While the lay associations that sustained religious life in local parishes may not have had overtly political missions, Chowning demonstrates that they played key roles in the development of Catholic politics throughout the nineteenth century. At first glance, devotional associations such as the Vela Perpetua, whose stated mission was to provide the Eucharist with perpetual accompaniment by organizing vigils in the parish church, and social service associations, such as the Ladies of Charity and the Sociedad Católica, were not political organizations. And yet Chowning shows how these associations were essential to the emergence of a politically minded Catholic citizenry that was committed to defending the Catholic Church from anticlerical attacks. In times of crisis, particularly during periods of heightened church-state conflict during La Reforma, Catholic women organized themselves and took part in national debates about religious tolerance and anticlerical legislation. Chowning focuses specifically on Catholic women's petition campaigns undertaken in 1849, 1856, and 1875, which sparked a great deal of debate in the Mexican national press.
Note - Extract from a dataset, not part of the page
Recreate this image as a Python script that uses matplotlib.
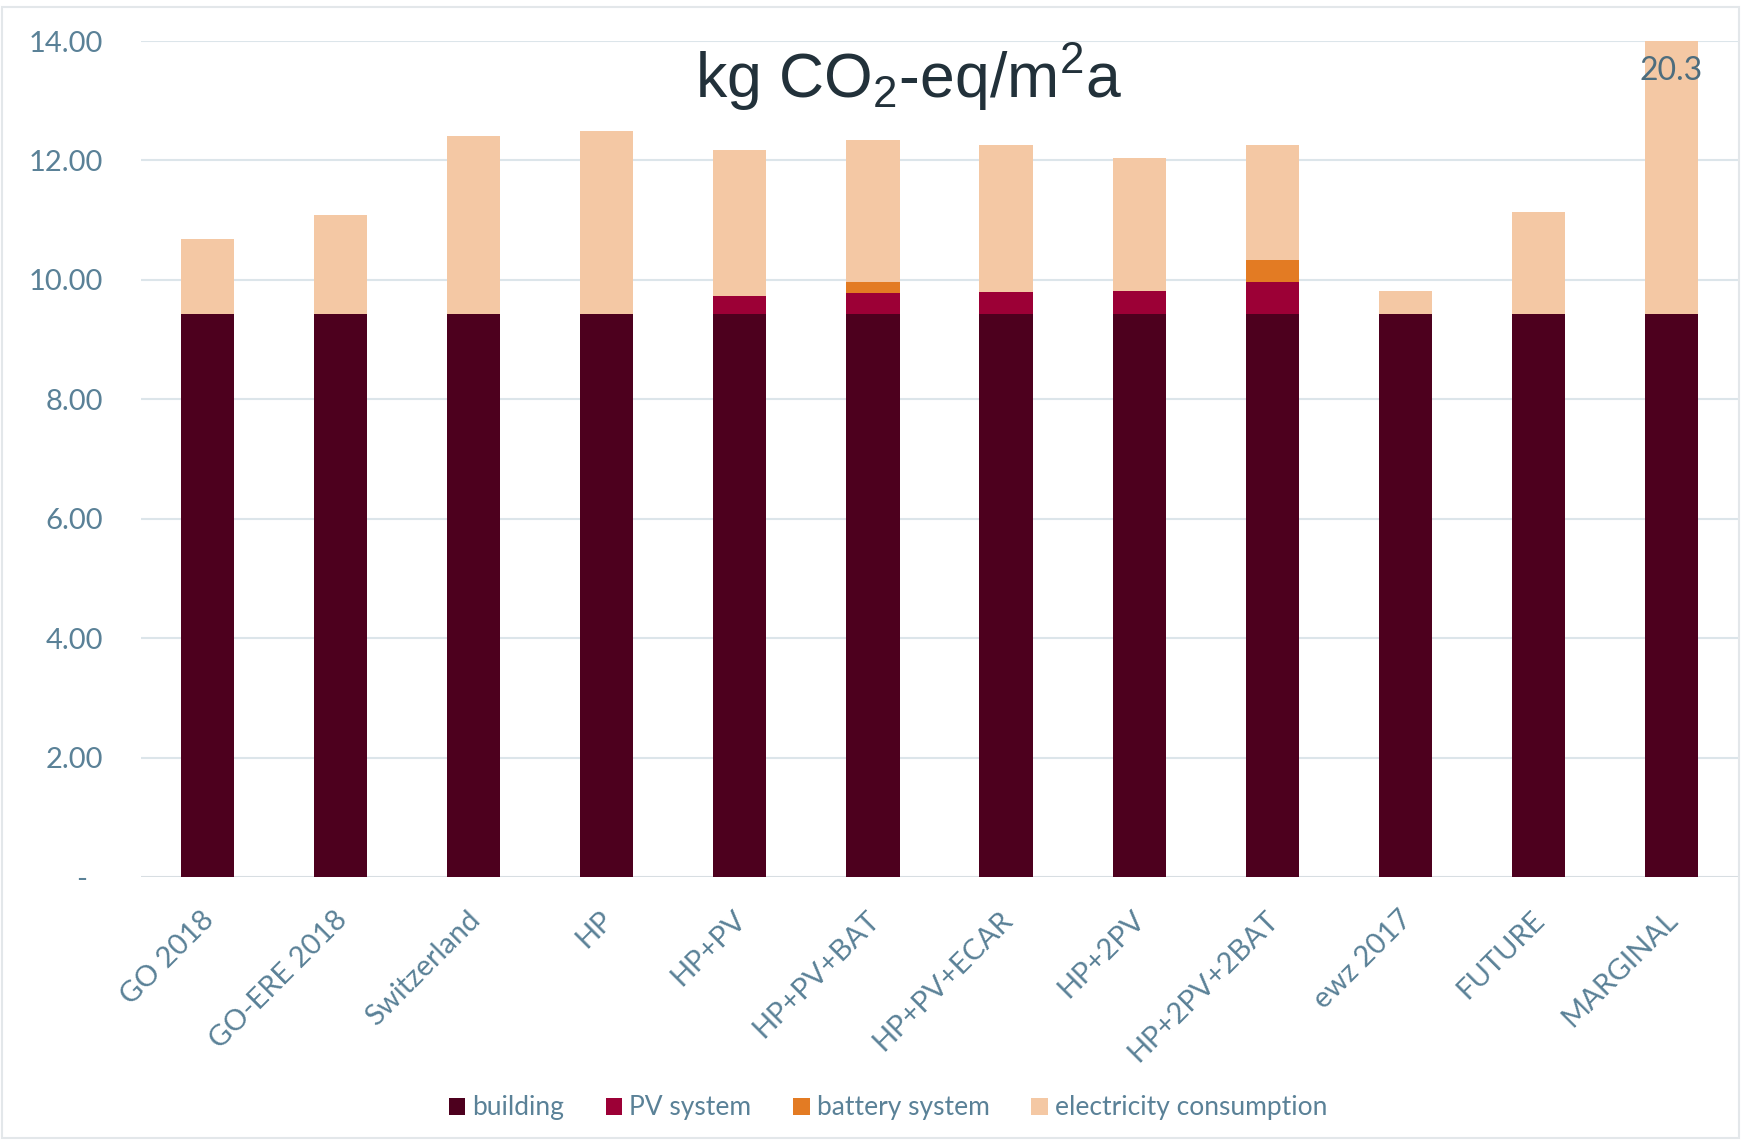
import matplotlib
matplotlib.use("Agg")
import matplotlib.pyplot as plt
import matplotlib.transforms as mtransforms
from matplotlib.patches import Rectangle
from matplotlib.ticker import FixedLocator, FuncFormatter
import numpy as np

# ---- data: kg CO2-eq per m2 and year ----
categories = ["GO 2018", "GO-ERE 2018", "Switzerland", "HP", "HP+PV", "HP+PV+BAT",
              "HP+PV+ECAR", "HP+2PV", "HP+2PV+2BAT", "ewz 2017", "FUTURE", "MARGINAL"]
building = [9.42, 9.42, 9.42, 9.42, 9.42, 9.42, 9.42, 9.42, 9.42, 9.42, 9.42, 9.42]
pv_system = [0.0, 0.0, 0.0, 0.0, 0.31, 0.36, 0.37, 0.40, 0.54, 0.0, 0.0, 0.0]
battery_system = [0.0, 0.0, 0.0, 0.0, 0.0, 0.19, 0.0, 0.0, 0.37, 0.0, 0.0, 0.0]
electricity = [1.27, 1.66, 2.99, 3.07, 2.44, 2.37, 2.47, 2.22, 1.93, 0.39, 1.72, 10.88]
series_labels = ["building", "PV system", "battery system", "electricity consumption"]
y_ticks = [0, 2, 4, 6, 8, 10, 12, 14]

colors = ["#4d001e", "#9c0036", "#e37b23", "#f4c8a4"]
label_color = "#5a8197"

plt.rcParams["font.family"] = ["Lato", "DejaVu Sans"]
plt.rcParams["mathtext.fontset"] = "custom"
plt.rcParams["mathtext.rm"] = "Liberation Sans"
plt.rcParams["mathtext.it"] = "Liberation Sans"
plt.rcParams["mathtext.default"] = "rm"

W, H = 1741, 1141
fig = plt.figure(figsize=(W / 100, H / 100), dpi=100)
ax = fig.add_axes([141 / W, 1 - 877 / H, (1738 - 141) / W, (877 - 41) / H])

x = np.arange(len(categories))
stacks = [building, pv_system, battery_system, electricity]
bottom = np.zeros(len(categories))
handles = []
for vals, col, lab in zip(stacks, colors, series_labels):
    vals = np.asarray(vals, dtype=float)
    bc = ax.bar(x, vals, width=0.4, bottom=bottom, color=col, label=lab,
                linewidth=0, zorder=3)
    handles.append(bc)
    bottom = bottom + vals
totals = bottom

ax.set_xlim(-0.5, len(categories) - 0.5)
ax.set_ylim(0, 14)

# value label for the bar that runs off the scale
over = np.where(totals > 14)[0]
for i in over:
    ax.annotate(f"{totals[i]:.1f}", xy=(x[i], 14), xytext=(0, -21.5),
                textcoords="offset points", ha="center", va="center",
                fontsize=23, color="#4d6d7e", zorder=5)

ax.yaxis.set_major_locator(FixedLocator(y_ticks))
ax.yaxis.set_major_formatter(FuncFormatter(lambda v, p: "-  " if v == 0 else f"{v:.2f}"))
ax.tick_params(axis="y", length=0, pad=27.5, labelsize=21, labelcolor=label_color)

ax.set_xticks(x)
ax.set_xticklabels(categories, rotation=45, ha="right", va="top",
                   rotation_mode="anchor", fontsize=21, color=label_color)
ax.tick_params(axis="x", length=0, pad=21)
shift = mtransforms.ScaledTranslation(-0.07, 0, fig.dpi_scale_trans)
for lbl in ax.get_xticklabels():
    lbl.set_transform(lbl.get_transform() + shift)

for s in ax.spines.values():
    s.set_visible(False)
ax.grid(axis="y", color="#dce5ea", linewidth=1.5, zorder=0)
ax.set_axisbelow(True)
ax.axhline(0, color="#d8dee2", linewidth=2, zorder=2)

fig.text(908 / W, 1 - 98 / H, r"kg CO$_2$-eq/m$^2$a", fontsize=45,
         family="Liberation Sans", color="#22313a", ha="center", va="baseline")

leg = fig.legend(handles=handles, labels=series_labels, loc="center",
                 bbox_to_anchor=(888 / W, 1 - 1108 / H), ncol=4, frameon=False,
                 fontsize=19, handlelength=0.62, handleheight=0.62,
                 handletextpad=0.27, columnspacing=1.58, borderpad=0)
for t in leg.get_texts():
    t.set_color(label_color)

fig.add_artist(Rectangle((2 / W, 1 - 1138 / H), 1737 / W, 1131 / H,
                         transform=fig.transFigure, fill=False,
                         edgecolor="#e3e7ea", linewidth=1.5))

fig.savefig("out.png", dpi=100)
Conservative men were compelled—at first reluctantly, and later with more active enthusiasm—to support women entering the political sphere, ultimately coming to see women as valuable Catholic warriors who were fighting alongside men in the war against liberal anticlericals. The liberal press, on the other hand, attacked the political activism of Catholic women not merely for its conservative content, but more broadly for the supposed threat that any women's activism, not only that of conservative Catholic women, posed to the stability of the Mexican family and nation. In doing so, liberal men made it more difficult for liberal women to develop as political actors. Chowning thus demonstrates that Catholic women's political activism was so consequential during the nineteenth century that it profoundly changed the course of the broader Mexican feminist movement, as liberal Mexican women had less space for their own public political actions due to liberal men's “idealization of the liberal woman who stayed home and stayed out of politics” (170).

Catholic Women and Mexican Politics masterfully demonstrates that even during periods of supposed conciliation between Church and state in Mexico, such as the Porfiriato, many Catholics—especially Catholic women—were still militant in their defense of the Church. Here again, the local space of the parish is central, as Chowning shows how religious conflict in Mexico cannot be defined merely by what was happening between the hierarchy of the Church and state officials. Instead, Chowning demonstrates that religious conflict can be better understood as a “culture war” between Catholics and liberals that often played out at the local level and was largely led by women. As the Catholic Church began to see its political project focused more on a Romanizing revitalization of Catholic culture, women's everyday religious actions gained political importance. Women who were teaching catechism to children, decorating their houses for religious celebrations, wearing the medallions of their lay associations, and supporting Catholic media were doing so with the express intention of participating in the Catholic Church's broader struggle against liberal secular culture.

By focusing on the seemingly “private” faith of local parish women, Chowning has uncovered a deep and constant undercurrent of political activism that “can move into the public arena when it perceives itself to be threatened” (251). In doing so, Catholic Women and Mexican Politics reframes our understanding of broader narratives of Mexican religious politics and Catholic women's activism. This is especially apparent in the epilogue's reevaluation of Catholic women's activism during the Revolution, which did not, as some past scholars assumed, suddenly appear for the first time but was instead yet another historical moment in which Catholic women, during a time of intensified church-state conflict, moved their activism into the public arena. Catholic Women and Mexican Politics profoundly transforms our understanding of the relationship between religion, gender, and politics in modern Mexican history, and it is thus a must-read for students and scholars alike.